Cannes Critical Consensus: 'You Will Meet a Tall Dark Stranger'
Been there, done that.
That seems to be the early critical reaction to the latest Woody Allen movie, "You Will Meet a Tall Dark Stranger," which premiered Saturday at the Cannes Film Festival.
The French festival has always been fond of showcasing films from auteur directors, but the reviewers of Allen's latest effort seem to have had their fill of the idiosyncratic New York filmmaker. Sony Pictures Classics will release "Dark Stranger" on Sept. 23, and if it's to do much business, the notices better improve.

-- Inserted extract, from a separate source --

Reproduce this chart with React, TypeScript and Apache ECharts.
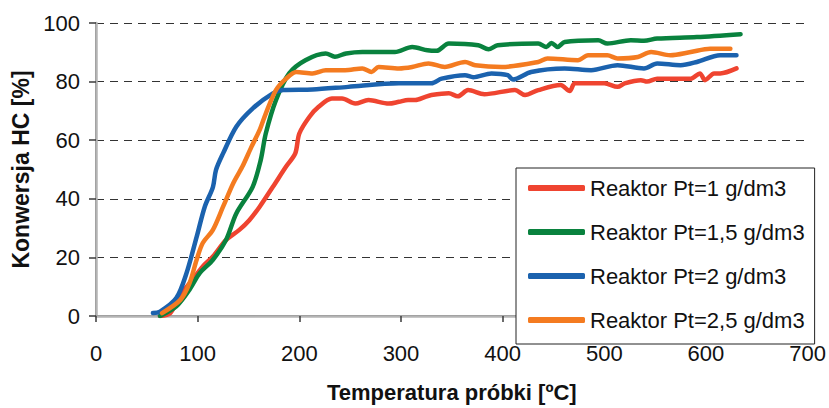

Here's a sampling from Cannes:
Michael Phillips, The Chicago Tribune: "I wish I liked the new Woody Allen film better, especially in light of his previous Cannes-launched picture 'Vicky Cristina Barcelona' (his most satisfying in years). This one's a doodle.. a picture less seriocomic or bittersweet than simply uncertain of its comic and dramatic effects."
Owen Gleiberman, Entertainment Weekly: "The film is notable, if that’s the word, for being the first movie Allen has made in London that is every bit as bad as his most awful New York comedies, like 'Anything Else' and 'Melinda and Melinda.' There should, by now, be an award for worst actor forced to impersonate Woody Allen in a Woody Allen film. I would probably give the award to Kenneth Branagh in 'Celebrity' (with Scarlett Johansson as a close runner-up in Scoop). But if Josh Brolin, in 'You Will Meet a Tall Dark Stranger,' doesn’t quite enter the make-it-stop stratosphere of whiny fumbly stuttering embarrassment, he’s still got to be the least likely actor ever to play a faux-Woody neurotic intellectual."
Justin Chang, Variety: "By now it's clear Woody Allen doesn't much believe in God, destiny or the notion that life has any larger meaning, a message he tubthumps to increasingly feeble and unpersuasive effect in 'You Will Meet a Tall Dark Stranger.' Fitfully amusing and nearly saved by its distinguished cast, this London-set ensembler is another of Allen's patented ironic ruminations on marital angst, vocational discontent and the overall pointlessness of human existence, so why not sit back and laugh at the futility of it all?"